2015年2月9日
今回は瀬戸内海の西端 周防灘と伊予灘の境界に位置する姫島です。
姫島は面積7㎢に満たない小さな島ですが、一つの島で一つの村(大分県姫島村)です。
当地は、石器時代の黒曜石の有名な産地であり、古事記の国産み神話の舞台の一つであり、また幕末の馬関戦争で勝利した連合艦隊(英米仏蘭)の拠点となった地。さらに私の配偶者が愛読する内田康夫氏には「姫島殺人事件」という著書もあって、私も「姫島」という名前だけは聞いたことがありますが、以前、国東半島を一周したときには、姫島に渡ることなど考えもしませんでした。
今回、事前に調べてみると、アサギマダラという渡りをする蝶が羽を休める5月、10月頃が、訪問するのには良い時期なのでしょうが、九州に行く予定もできたので、「少しは暖かいだろう」と思い、姫島に立ち寄ることにしました。
しかし、大分空港に降りる前から、「大分空港は小雪が舞う」とのアナウンスです。レンタカーで伊美港に向かう道では、結構な量の雪が舞い始めます。港に着くと強い風で歩くのもやっとの感じ・・姫島村営のフェリーに乗ると上下に大きく揺れます。これまで船酔いの経験はありませんが、ちょっと気分が悪くなり「危ないかな」と思ったところで姫島に到着です。
わずか20分ほどの船旅・・1時間に1便ですから、福井のバスより便利かもしれません。
このフェリーには、島に渡る際には救急車が乗り込み、数時間後に島から戻る際にはパトカーが乗り込んできました。島民の生活の足というだけでなく、こうした緊急車両がフェリーで移動するというのも、わずか20分程度の距離にあるからでしょう。
しかし、救急車は、島では国保直営診療所で患者を乗せたのでしょうが、そこからどこに行ったのかは気になりました。伊美港の近くにある病院は療養病床のみ・・急性期対応ができそうな一般病院は大分空港周辺か、豊後高田市・宇佐市周辺。いずれも伊美港から30~40分程度の時間距離です。島から1時間程度と許容範囲とも思えますが、緊急時には厳しいかもしれません。しかし、これは離島というよりは国東半島全体の医療問題と考えるべきなのだと思います。
さて、「少しは暖かいだろう」との期待とは異なり、島の気温は約1度・・2日前に配偶者と行った札幌雪祭りの気温は約4度・・北海道より寒い気候に来たことを後悔です。
人口2千人程度の島にはタクシーもなく、島内観光の唯一の足~レンタサイクルも店が閉まっており、やむなく黒曜石が有名な観音崎に徒歩で向かいますが、強い海風に前進もままなりません。姫島特産の車エビの養殖場の近くを通り、港の向こうに島最高峰矢筈岳(写真)を、海の向こうに佐田岬半島が見えたところでUターン。
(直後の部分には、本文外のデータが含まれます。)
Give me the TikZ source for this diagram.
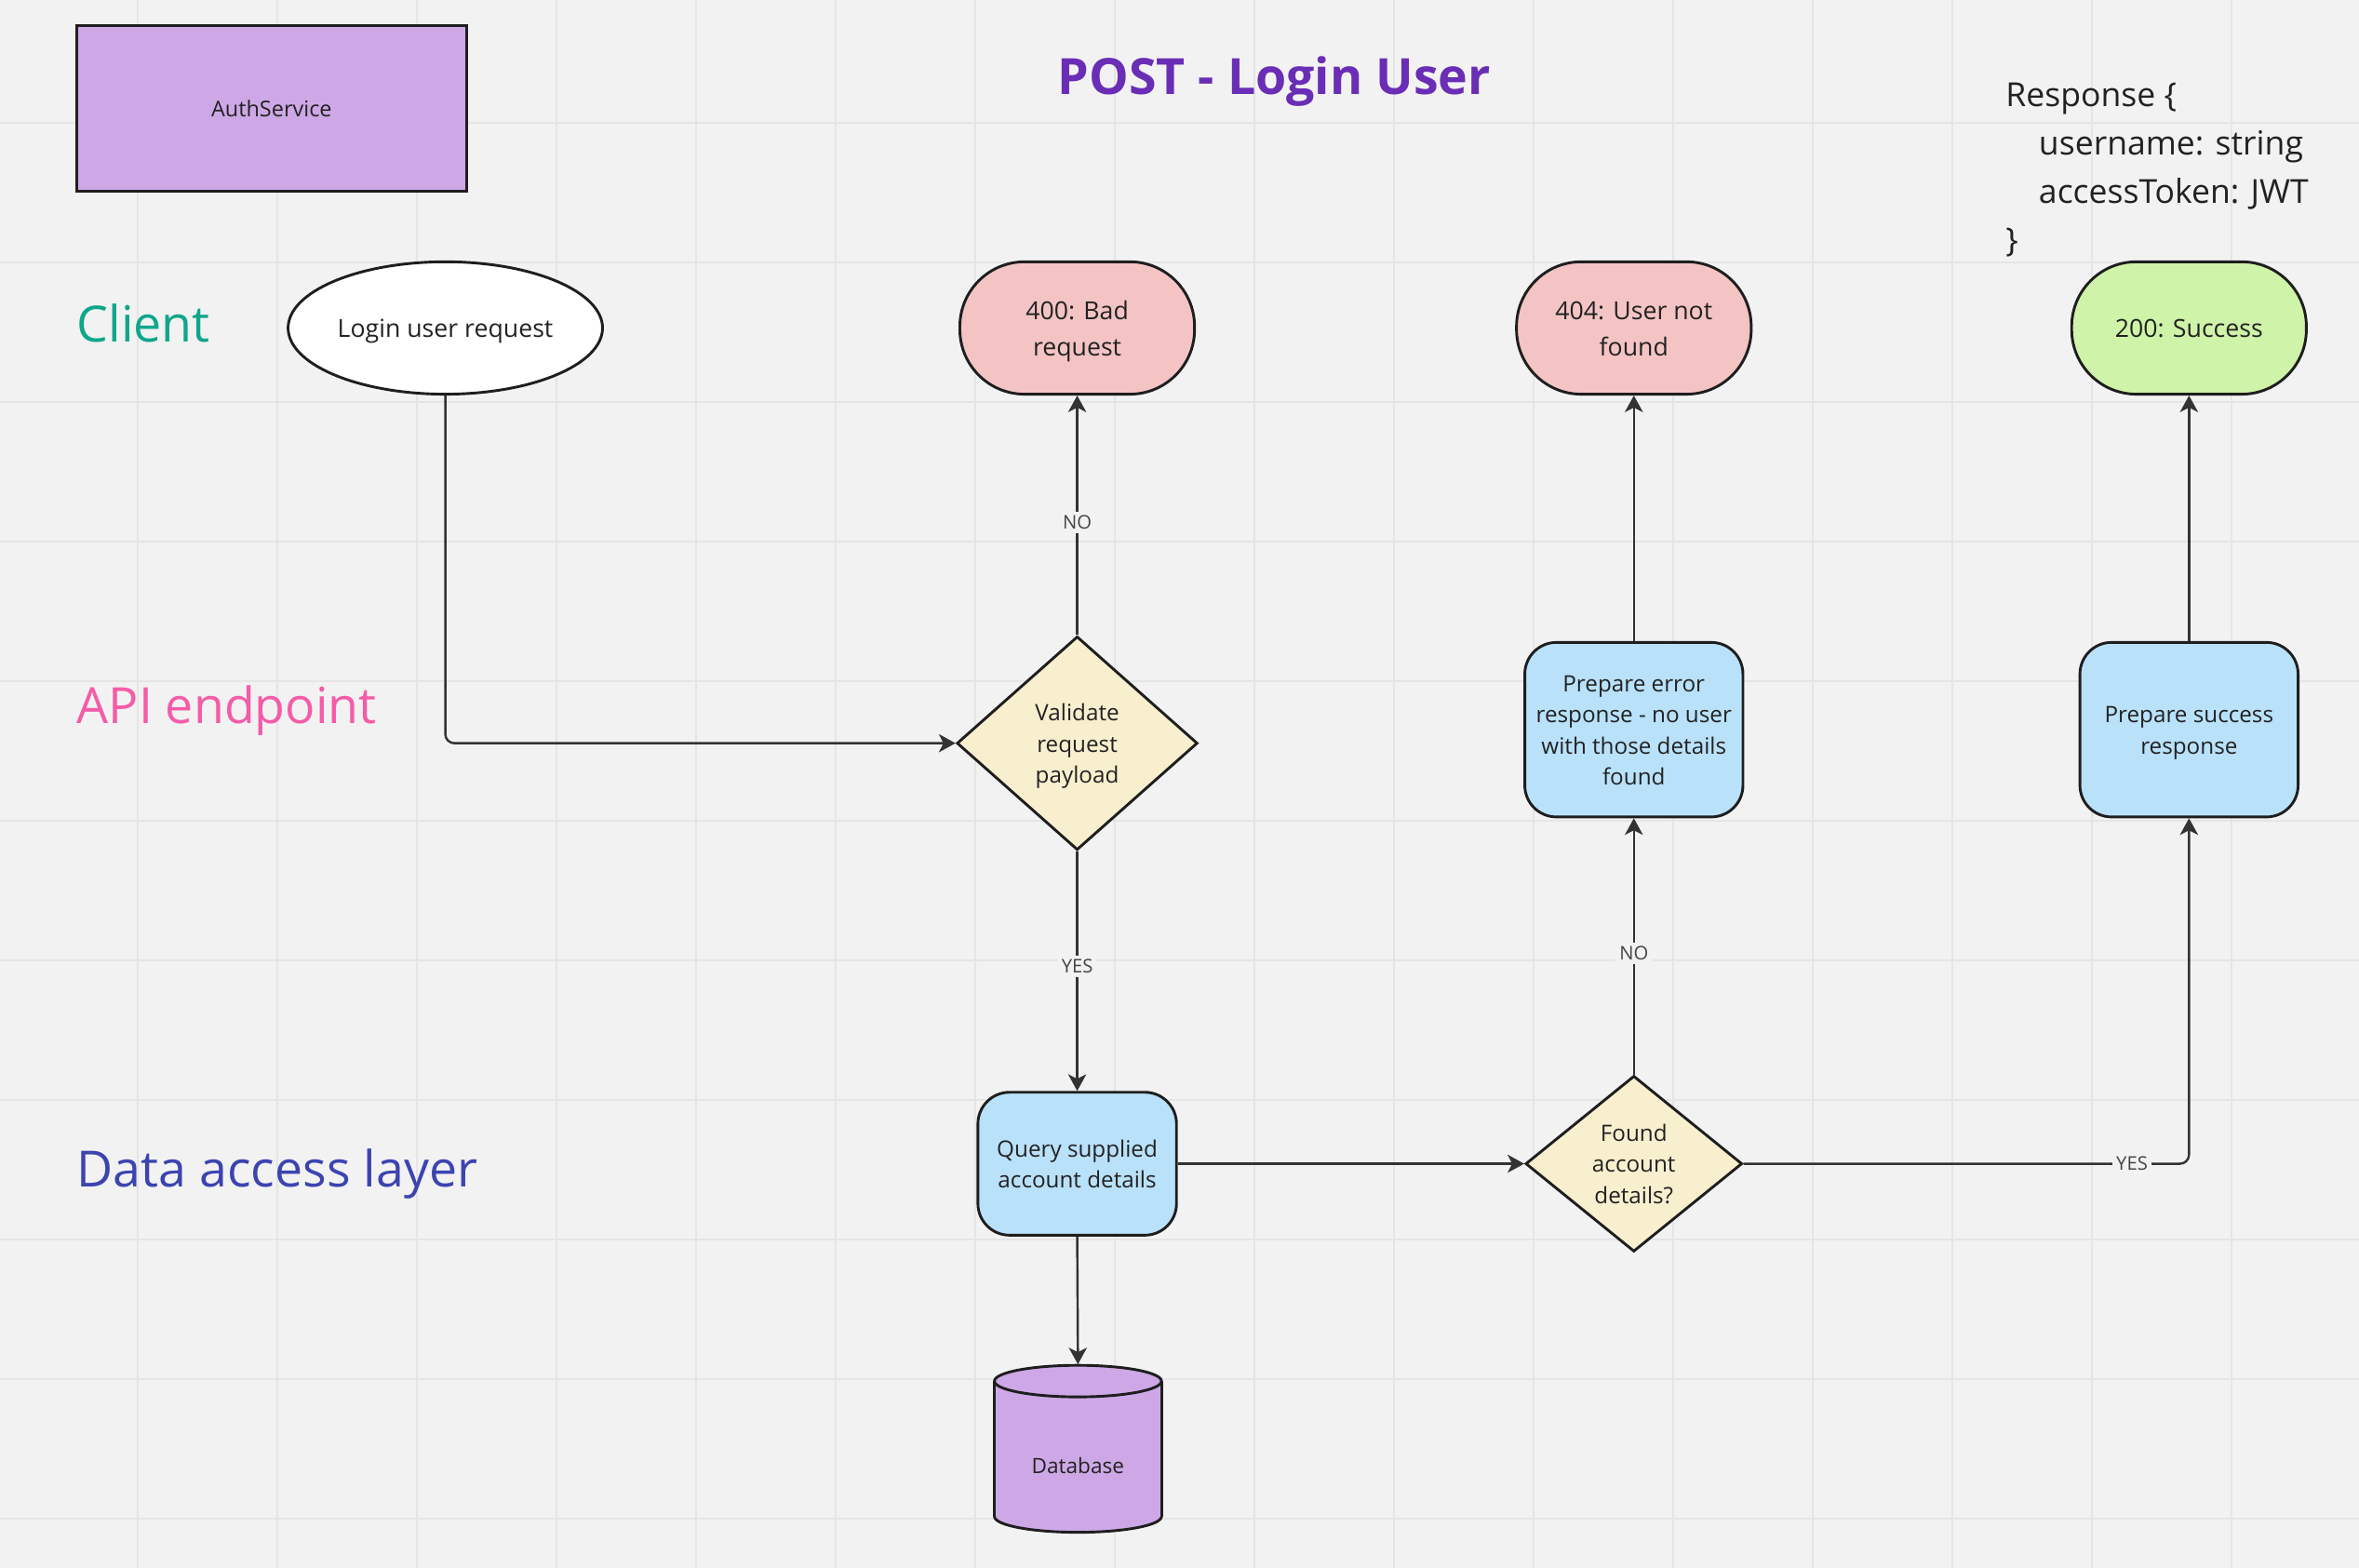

晴れ間の中に小雪が舞う集落の中を、姫島庄屋古庄家の前を通り、姫島小学校の角を曲がり、国保直営診療所の前を通って、大帯八幡社に参拝と・・島の西部を散策したところで、寒さに負けて、島一周をあきらめました。
フェリーの待合所に辿りつき、「姫島車えび しゃぶしゃぶフェアー(2月7日~3月31日)」のポスターを見て、少し気持ちが暖かくなり、2Fの展望台から逆光の中に映える国東の山々の神々しさを感じて、やっと後悔が失せました。
残りの島の風景は、3月にTBSで再放送される「姫島殺人事件」で見ることにします。
その上で、5月か10月の暖かい時に、再度、姫島に行くことを考えたいと思います。